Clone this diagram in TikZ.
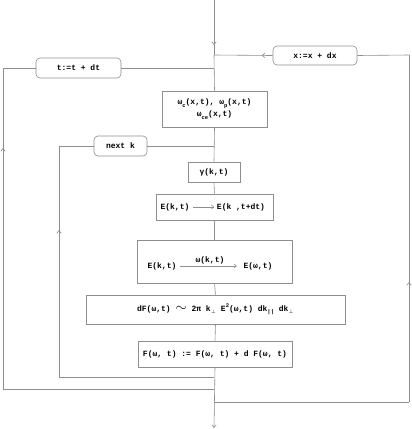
\documentclass[tikz,border=0pt]{standalone}
\usepackage{fontspec}
\setmonofont{Liberation Mono}
\usetikzlibrary{arrows.meta,decorations.markings}
\definecolor{lg}{HTML}{8E8E8E}
\newcommand\lsub[1]{\raisebox{-0.55ex}{\fontsize{5.5}{6}\selectfont #1}}
\newcommand\lsup[1]{\raisebox{0.9ex}{\fontsize{5.5}{6}\selectfont #1}}
\begin{document}
\begin{tikzpicture}[x=1pt,y=-1pt,
  every node/.style={font=\ttfamily\bfseries\fontsize{8}{10}\selectfont, text=black, inner sep=0.5pt},
  conn/.style={draw=lg, line width=0.6pt},
  box/.style={draw=lg, line width=0.6pt, inner sep=0pt},
  rbox/.style={box, rounded corners=4pt},
  tipb/.style={-{Straight Barb[length=2.5pt,width=4pt]}},
  midarr/.style={postaction={decorate}, decoration={markings, mark=at position #1 with {\arrow[lg]{Straight Barb[length=2.8pt,width=4.5pt]}}}}]
\fill[white] (0,0) rectangle (412,429);
\useasboundingbox (0,0) rectangle (412,429);
% boxes
\node[rbox, minimum width=84pt, minimum height=19pt] (xb) at (315,55.5) {x:=x + dx};
\node[rbox, minimum width=85pt, minimum height=20pt] (tb) at (78.5,68) {t:=t + dt};
\node[box, minimum width=105pt, minimum height=36pt, align=center] (wb) at (214.5,109)
  {ω\lsub{c}(x,t), ω\lsub{p}(x,t)\\[2pt] ω\lsub{ce}(x,t)};
\node[rbox, minimum width=53pt, minimum height=20pt] (nb) at (120.5,146) {next k};
\node[box, minimum width=52pt, minimum height=20pt] (gb) at (214,172) {γ(k,t)};
\node[box, minimum width=117pt, minimum height=26pt] (eb) at (214.5,207) {};
\node[box, minimum width=155pt, minimum height=43pt] (ewb) at (214.5,261.5) {};
\node[box, minimum width=259pt, minimum height=29pt] (dfb) at (215.5,309.5)
  {dF(ω,t) {\fontsize{14}{14}\selectfont$\sim$}\ 2π k\lsub{$\perp$}\ E\lsup{2}(ω,t) dk\lsub{||} dk\lsub{$\perp$}};
\node[box, minimum width=154pt, minimum height=26pt] (fb) at (215,354) {F(ω, t) := F(ω, t) + d F(ω, t)};
% inner texts
\node (e1) at (175,207) {E(k,t)};
\node (e2) at (241,207) {E(k ,t+dt)};
\draw[conn, tipb, shorten <=3pt, shorten >=2pt] (e1) -- (e2);
\node (a1) at (162,266) {E(k,t)};
\node (a2) at (258,266) {E(ω,t)};
\draw[conn, tipb, shorten <=3pt, shorten >=6pt] (a1) -- node[above=1.5pt] {ω(k,t)} (a2);
% coordinates
\coordinate (top) at (214,0);
\coordinate (jx) at (214,55);
\coordinate (jt) at (214,68);
\coordinate (jn) at (214,146);
\coordinate (xr) at (409,55);
\coordinate (xrb) at (409,402);
\coordinate (jxb) at (214,402);
\coordinate (tl) at (3,68);
\coordinate (tlb) at (3,389);
\coordinate (jtb) at (214,389);
\coordinate (nl) at (59,146);
\coordinate (nlb) at (59,377);
\coordinate (jnb) at (214,377);
\coordinate (bot) at (214,428);
% main line
\draw[conn, midarr=45pt] (top) -- (jx);
\draw[conn] (jx) -- (wb.north);
\draw[conn] (wb.south) -- (gb.north);
\draw[conn] (gb.south) -- (eb.north);
\draw[conn] (eb.south) -- (ewb.north);
\draw[conn] (ewb.south) -- (dfb.north);
\draw[conn] (dfb.south) -- (fb.north);
\draw[conn, tipb] (fb.south) -- (bot);
% x loop
\draw[conn] (jxb) -- (xrb);
\draw[conn, midarr=120pt] (xrb) -- (xr);
\draw[conn] (xr) -- (xb.east);
\draw[conn, midarr=11pt] (xb.west) -- (jx);
% t loop
\draw[conn] (jtb) -- (tlb);
\draw[conn, midarr=241pt] (tlb) -- (tl);
\draw[conn] (tl) -- (tb.west);
\draw[conn] (tb.east) -- (jt);
% k loop
\draw[conn] (jnb) -- (nlb);
\draw[conn, midarr=147pt] (nlb) -- (nl);
\draw[conn] (nl) -- (nb.west);
\draw[conn] (nb.east) -- (jn);
\end{tikzpicture}
\end{document}
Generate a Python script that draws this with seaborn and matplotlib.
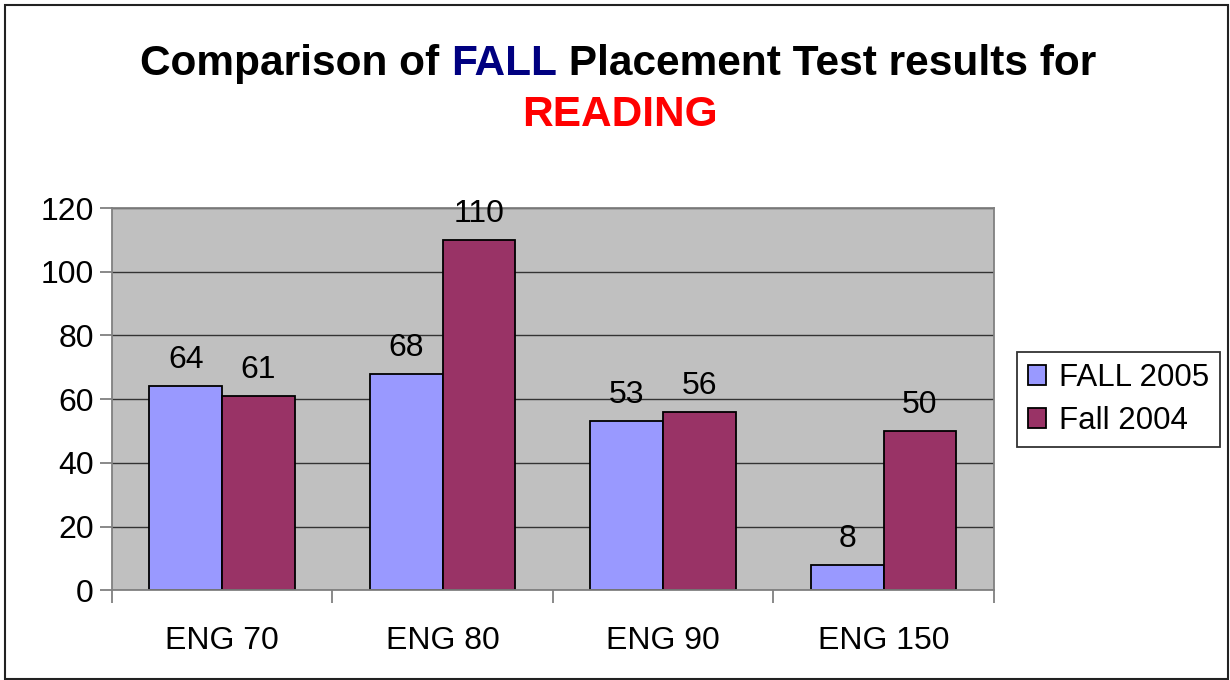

---

» **Exercise prompt**: Find each line with the string "this" and copy it out.

» **Output of the exercise**:
Clone this diagram in TikZ.
Generate a Python script that draws this with seaborn and matplotlib.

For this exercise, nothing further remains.